Over a decade ago, four audio tapes and hundreds of execution documents were donated to the Library of the University of Virginia by a former Virginia correctional employee. National Public Radio (NPR) aired excerpts from those long-hidden tapes in January 2023. Shortly thereafter, a representative from the Virginia Department of Corrections (VDOC) then requested the return of all the materials. NPR now reports that only two of the six boxes of material remain available for viewing at the prison, by way of a public records request. The entirety of the four tapes previously aired by NPR can be heard in full on NPR’s website, as well as documents that journalists photographed prior to the documents’ removal.
Among the documents NPR recently shared with the public are a collection of Polaroid photos (pictured) taken prior to a prisoner’s execution, legal memos, autopsy reports, court records, death certificates, and handwritten notes.
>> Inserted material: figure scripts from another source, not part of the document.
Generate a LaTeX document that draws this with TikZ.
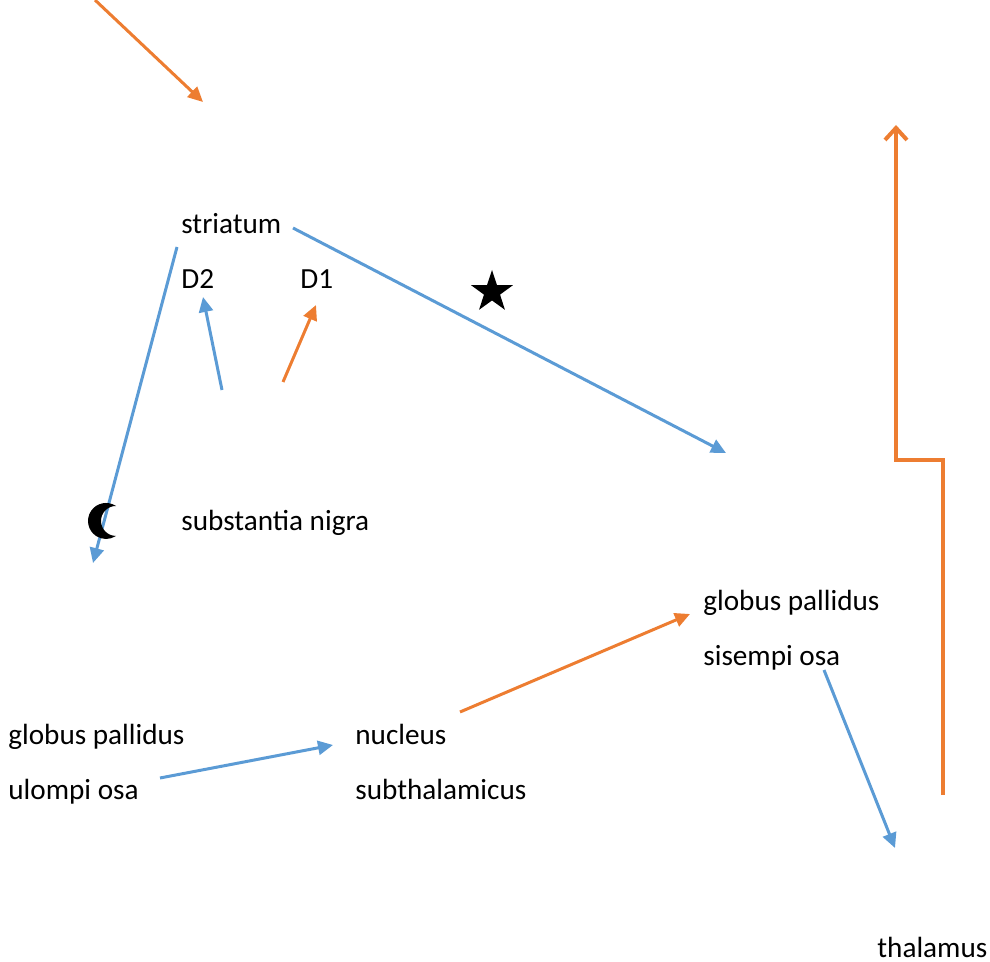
\documentclass[tikz,border=0pt]{standalone}
\usepackage{fontspec}
\setmainfont{Carlito}
\usepackage{xcolor}
\usetikzlibrary{arrows.meta,shapes.geometric,positioning}
\definecolor{pathblue}{HTML}{5B9BD5}
\definecolor{pathorange}{HTML}{ED7D31}

\begin{document}
\begin{tikzpicture}[x=0.5pt,y=-0.5pt,
                    lbl/.style={anchor=base west, inner sep=0pt, font=\fontsize{14.6}{17}\selectfont},
                    inhib/.style={line width=1.5pt, pathblue, -{Triangle[length=7.5pt,width=7pt]}},
                    excit/.style={line width=1.5pt, pathorange, -{Triangle[length=7.5pt,width=7pt]}},
                    output/.style={line width=2pt, pathorange, line join=miter,
                                   -{Straight Barb[length=6pt,width=11pt,line width=2pt]}},
                   ]

\useasboundingbox (0,0) rectangle (990,962);

% labels
\node[lbl] (striatum) at (181,234) {striatum};
\node[lbl] (dtwo) at (181,289) {D2};
\node[lbl] (done) at (300,289) {D1};
\node[lbl] (nigra) at (181,530) {substantia nigra};
\node[lbl] (gpe) at (8,744) {globus pallidus};
\node[lbl] (gpe2) at (8,799) {ulompi osa};
\node[lbl] (stn) at (355,744) {nucleus};
\node[lbl] (stn2) at (355,799) {subthalamicus};
\node[lbl] (gpi) at (703,610) {globus pallidus};
\node[lbl] (gpi2) at (703,665) {sisempi osa};
\node[lbl] (thal) at (877,957) {thalamus};

% end points
\coordinate (ctx) at (95,0);
\coordinate (ctxin) at (203,102);
\coordinate (sndtwo) at (222,390);
\coordinate (dtwoin) at (203,297);
\coordinate (sndone) at (283,382);
\coordinate (donein) at (316,305);
\coordinate (indout) at (177,247);
\coordinate (indin) at (93,563);
\coordinate (dirout) at (293,228);
\coordinate (dirin) at (726,453);
\coordinate (gpeout) at (160,778);
\coordinate (stnin) at (333,745);
\coordinate (stnout) at (460,712);
\coordinate (gpiin) at (690,614);
\coordinate (gpiout) at (824,670);
\coordinate (thalin) at (895,848);
\coordinate (thalout) at (943,795);
\coordinate (bend) at (943,460);
\coordinate (ctxback) at (896,125);

\draw[excit] (ctx) -- (ctxin);
\draw[inhib] (sndtwo) -- (dtwoin);
\draw[excit] (sndone) -- (donein);
\draw[inhib] (indout) -- (indin);
\draw[inhib] (dirout) -- (dirin);
\draw[inhib] (gpeout) -- (stnin);
\draw[excit] (stnout) -- (gpiin);
\draw[inhib] (gpiout) -- (thalin);
\draw[output] (thalout) -- (bend) -| (ctxback);

% markers
\node[star, star points=5, star point ratio=2.6, fill=black, inner sep=0pt,
      minimum size=22pt] (mark) at (492,292) {};
\fill (116,506) arc[start angle=56.3, end angle=303.7, radius=9pt]
      arc[start angle=270, end angle=90, radius=7.5pt] -- cycle;

\end{tikzpicture}
\end{document}
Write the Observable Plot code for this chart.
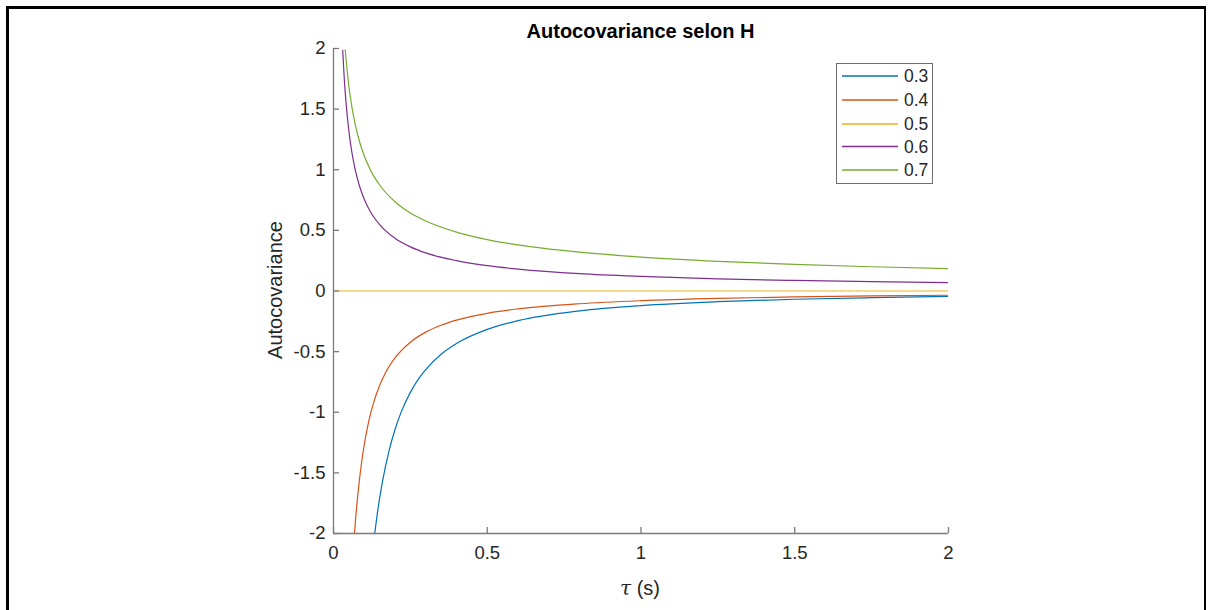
<!DOCTYPE html>
<html>
<head>
<meta charset="utf-8">
<script src="https://cdn.jsdelivr.net/npm/d3@7"></script>
<script src="https://cdn.jsdelivr.net/npm/@observablehq/plot@0.6"></script>
<style>
  html, body { margin: 0; padding: 0; background: #fff; }
  #wrap { position: relative; width: 1211px; height: 610px; overflow: hidden; font-family: "Liberation Sans", Arial, Helvetica, sans-serif; }
  #border { position: absolute; left: 6px; top: 6px; width: 1200px; height: 700px; border-left: 3px solid #000; border-top: 3px solid #000; border-right: 2px solid #000; box-sizing: border-box; }
  #title { position: absolute; left: 0; width: 1281px; top: 20px; text-align: center; font-weight: bold; font-size: 20px; color: #000; }
  #ylabel { position: absolute; left: 275px; top: 290px; transform: translate(-50%, -50%) rotate(-90deg); font-size: 20px; color: #262626; white-space: nowrap; }
  #xlabel { position: absolute; left: 640px; top: 576px; transform: translateX(-50%); font-size: 20px; color: #262626; white-space: nowrap; }
  #xlabel i { font-family: "DejaVu Serif", "Liberation Serif", serif; }
  #legend { position: absolute; left: 836px; top: 63px; width: 97px; height: 121px; background: #fff; }
  #chart svg { position: absolute; left: 0; top: 0; }
</style>
</head>
<body>
<div id="wrap">
  <div id="chart"></div>
  <div id="border"></div>
  <div id="title">Autocovariance selon H</div>
  <div id="ylabel">Autocovariance</div>
  <div id="xlabel"><i>τ</i> (s)</div>
  <div id="legend"></div>
</div>
<script>
// Series labels (Hurst exponent H)
const H = ["0.3", "0.4", "0.5", "0.6", "0.7"];
const colors = ["#0072BD", "#D95319", "#EDB120", "#7E2F8E", "#77AC30"];

// H = 0.3 (blue)
const tau03 = [0.134, 0.14, 0.15, 0.16, 0.18, 0.2, 0.22, 0.25, 0.28, 0.3, 0.35, 0.4, 0.5, 0.6, 0.8, 1.0, 1.25, 1.5, 1.75, 2.0];
const cov03 = [-2.001, -1.883, -1.709, -1.561, -1.324, -1.142, -0.999, -0.836, -0.713, -0.648, -0.522, -0.433, -0.317, -0.245, -0.164, -0.120, -0.088, -0.068, -0.055, -0.045];

// H = 0.4 (orange)
const tau04 = [0.068, 0.07, 0.08, 0.09, 0.1, 0.11, 0.12, 0.13, 0.15, 0.17, 0.2, 0.25, 0.3, 0.35, 0.4, 0.5, 0.6, 0.8, 1.0, 1.25, 1.5, 1.75, 2.0];
const cov04 = [-2.016, -1.94, -1.658, -1.44, -1.268, -1.131, -1.018, -0.925, -0.780, -0.670, -0.552, -0.422, -0.339, -0.282, -0.240, -0.184, -0.148, -0.105, -0.080, -0.061, -0.049, -0.041, -0.035];

// H = 0.5 (yellow)
const tau05 = [0.0, 0.5, 1.0, 1.5, 2.0];
const cov05 = [0, 0, 0, 0, 0];

// H = 0.6 (purple)
const tau06 = [0.03, 0.035, 0.04, 0.05, 0.06, 0.07, 0.085, 0.1, 0.12, 0.15, 0.2, 0.25, 0.3, 0.4, 0.5, 0.6, 0.8, 1.0, 1.25, 1.5, 1.75, 2.0];
const cov06 = [1.984, 1.753, 1.576, 1.319, 1.140, 1.007, 0.862, 0.757, 0.654, 0.548, 0.435, 0.364, 0.314, 0.250, 0.209, 0.181, 0.143, 0.120, 0.100, 0.087, 0.077, 0.069];

// H = 0.7 (green)
const tau07 = [0.038, 0.05, 0.06, 0.07, 0.085, 0.1, 0.12, 0.15, 0.2, 0.25, 0.3, 0.4, 0.5, 0.6, 0.8, 1.0, 1.25, 1.5, 1.75, 2.0];
const cov07 = [1.99, 1.689, 1.514, 1.381, 1.229, 1.115, 0.999, 0.874, 0.736, 0.643, 0.577, 0.485, 0.424, 0.380, 0.320, 0.280, 0.245, 0.220, 0.200, 0.185];

const xTicks = [0, 0.5, 1, 1.5, 2];
const yTicks = [-2, -1.5, -1, -0.5, 0, 0.5, 1, 1.5, 2];

const series = [[tau03, cov03], [tau04, cov04], [tau05, cov05], [tau06, cov06], [tau07, cov07]];
const rows = [];
series.forEach(([t, c], i) => t.forEach((tv, j) => rows.push({H: H[i], tau: tv, cov: c[j]})));

const axisColor = "#7a7a7a";
const textColor = "#262626";

const chart = Plot.plot({
  width: 1211,
  height: 610,
  marginLeft: 333,
  marginRight: 263,
  marginTop: 48,
  marginBottom: 77,
  style: {fontFamily: "'Liberation Sans', Arial, sans-serif", fontSize: "18px", color: textColor, background: "transparent"},
  x: {domain: [0, 2]},
  y: {domain: [-2, 2]},
  color: {domain: H, range: colors},
  marks: [
    Plot.line(rows, {x: "tau", y: "cov", z: "H", stroke: "H", strokeWidth: 1.2, curve: "monotone-x", clip: true}),
    Plot.ruleX([0], {stroke: axisColor, strokeWidth: 1.3}),
    Plot.ruleY([-2], {stroke: axisColor, strokeWidth: 1.3}),
    Plot.axisX({ticks: xTicks, tickSize: -6, tickPadding: 18, stroke: axisColor, strokeWidth: 1.3, fill: textColor, label: null, tickFormat: d => String(d), fontSize: 18.5}),
    Plot.axisY({ticks: yTicks, tickSize: -6, tickPadding: 14, stroke: axisColor, strokeWidth: 1.3, fill: textColor, label: null, tickFormat: d => String(d), fontSize: 18.5})
  ]
});
document.getElementById("chart").appendChild(chart);

// Legend as a small SVG
const lg = d3.select("#legend").append("svg").attr("width", 97).attr("height", 121)
  .style("font-family", "'Liberation Sans', Arial, sans-serif");
lg.append("rect").attr("x", 0.5).attr("y", 0.5).attr("width", 96).attr("height", 120)
  .attr("fill", "#fff").attr("stroke", "#6e6e6e").attr("stroke-width", 1);
const legendY = [13, 37, 61, 83.5, 107];
H.forEach((h, i) => {
  lg.append("line").attr("x1", 6).attr("x2", 62).attr("y1", legendY[i]).attr("y2", legendY[i])
    .attr("stroke", colors[i]).attr("stroke-width", 1.3);
  lg.append("text").attr("x", 68).attr("y", legendY[i]).attr("dy", "0.35em")
    .attr("font-size", 17.5).attr("fill", textColor).text(h);
});
</script>
</body>
</html>
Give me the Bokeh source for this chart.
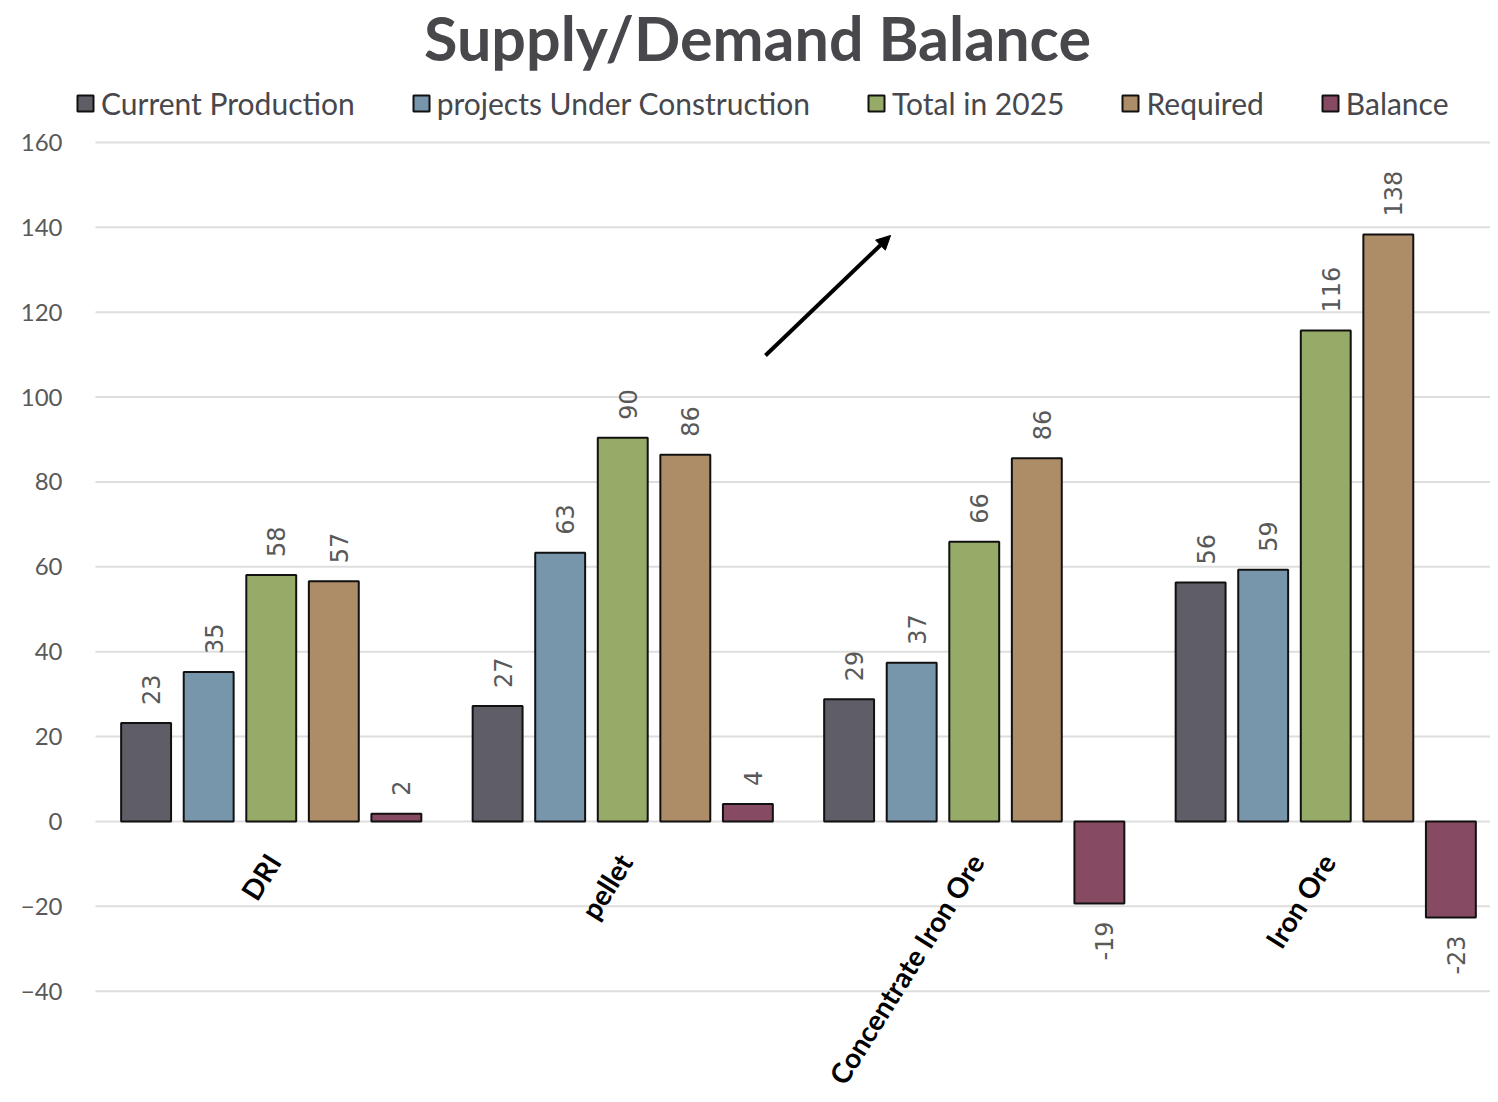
import math
from bokeh.plotting import figure
from bokeh.models import ColumnDataSource, Range1d, FixedTicker, Legend, LegendItem, Arrow, NormalHead, Label
from bokeh.core.properties import value
from bokeh.embed import file_html
from bokeh.resources import INLINE

categories = ["DRI", "pellet", "Concentrate Iron Ore", "Iron Ore"]
series_names = ["Current Production", "projects Under Construction", "Total in 2025", "Required", "Balance"]
current_production = [23.2, 27.2, 28.8, 56.3]
under_construction = [35.2, 63.3, 37.4, 59.3]
total_2025 = [58.1, 90.4, 65.9, 115.7]
required = [56.6, 86.4, 85.6, 138.3]
balance = [1.8, 4.1, -19.3, -22.6]
y_ticks = [-40, -20, 0, 20, 40, 60, 80, 100, 120, 140, 160]
colors = ["#5f5e66", "#7795ab", "#96ab68", "#ad8d67", "#864a62"]
chart_title = "Supply/Demand Balance"

series_values = [current_production, under_construction, total_2025, required, balance]

W, H = 1490, 1094
X_START, X_END = -0.0711, 3.9687
p = figure(width=W, height=H, output_backend="svg", toolbar_location=None, title=None,
           x_range=Range1d(X_START, X_END), y_range=Range1d(-64.33, 193.46),
           min_border_left=70, min_border_right=0, min_border_bottom=0, min_border_top=0)

p.outline_line_color = None
p.xaxis.visible = False
p.xgrid.visible = False
p.ygrid.visible = False
p.yaxis.ticker = FixedTicker(ticks=y_ticks)
p.yaxis.axis_line_color = None
p.yaxis.major_tick_line_color = None
p.yaxis.minor_tick_line_color = None
p.yaxis.major_label_standoff = 2
p.yaxis.major_label_text_font = "Lato"
p.yaxis.major_label_text_font_size = "24px"
p.yaxis.major_label_text_color = "#595959"

# horizontal gridlines starting at the category area
p.segment(x0=[0] * len(y_ticks), x1=[X_END] * len(y_ticks), y0=y_ticks, y1=y_ticks,
          line_color="#dedede", line_width=2)

step = 0.178
bar_w = 0.142
renderers = []
for i, (name, vals, col) in enumerate(zip(series_names, series_values, colors)):
    xs = [c + 0.5 + (i - 2) * step for c in range(len(categories))]
    src = ColumnDataSource(dict(x=xs, top=vals))
    r = p.vbar(x="x", top="top", bottom=0, width=bar_w, source=src,
               fill_color=col, line_color="#111111", line_width=2)
    renderers.append(r)
    pos = [(x, v) for x, v in zip(xs, vals) if v >= 0]
    neg = [(x, v) for x, v in zip(xs, vals) if v < 0]
    if pos:
        p.text(x=[a for a, _ in pos], y=[b for _, b in pos], text=[f"{b:.0f}" for _, b in pos],
               angle=math.pi / 2, text_align="left", text_baseline="middle",
               x_offset=5, y_offset=-18, text_font=value("DejaVu Sans"),
               text_font_size="24px", text_color="#595959")
    if neg:
        p.text(x=[a for a, _ in neg], y=[b for _, b in neg], text=[f"{b:.0f}" for _, b in neg],
               angle=math.pi / 2, text_align="right", text_baseline="middle",
               x_offset=5, y_offset=18, text_font=value("DejaVu Sans"),
               text_font_size="24px", text_color="#595959")

# category labels
p.text(x=[c + 0.5 for c in range(len(categories))], y=[0] * len(categories), text=categories,
       angle=math.radians(58), text_align="right", text_baseline="middle",
       x_offset=2, y_offset=35, text_font=value("Lato"), text_font_style="bold",
       text_font_size="28px", text_color="#000000")

# annotation arrow
p.add_layout(Arrow(end=NormalHead(size=14, fill_color="black", line_color="black"),
                   x_start=1.906, y_start=109.8, x_end=2.262, y_end=138.1,
                   line_width=4, line_color="black"))

# title
p.add_layout(Label(x=757 - 70, y=H - 37, x_units="screen", y_units="screen", text=chart_title,
                   text_align="center", text_baseline="middle", text_font="Lato",
                   text_font_size="61px", text_font_style="bold", text_color="#47474c"))

legend = Legend(items=[LegendItem(label=n, renderers=[r]) for n, r in zip(series_names, renderers)],
                orientation="horizontal", location=(5, H - 121), spacing=56, label_standoff=6,
                glyph_width=20, glyph_height=20, label_height=36, label_text_font="Lato",
                label_text_font_size="30px", label_text_baseline="middle",
                label_text_color="#47474c", border_line_color=None, background_fill_alpha=0,
                padding=0, margin=0)
p.add_layout(legend, "center")

open("out.html", "w").write(file_html(p, INLINE))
Originally kept secret due to purported concerns that activists would use them to stop future executions, a representative from VDOC told NPR via email that the files contain “sensitive health, security, and personnel information about former inmates, victims, and VADOC employees, which makes them private in nature.”
According to NPR, their investigation “can now reveal the tapes show the prison neglected to record key evidence during what was considered one of Virginia’s worst executions, and staff appeared unprepared for some of the jobs they were tasked to do in the death chamber.”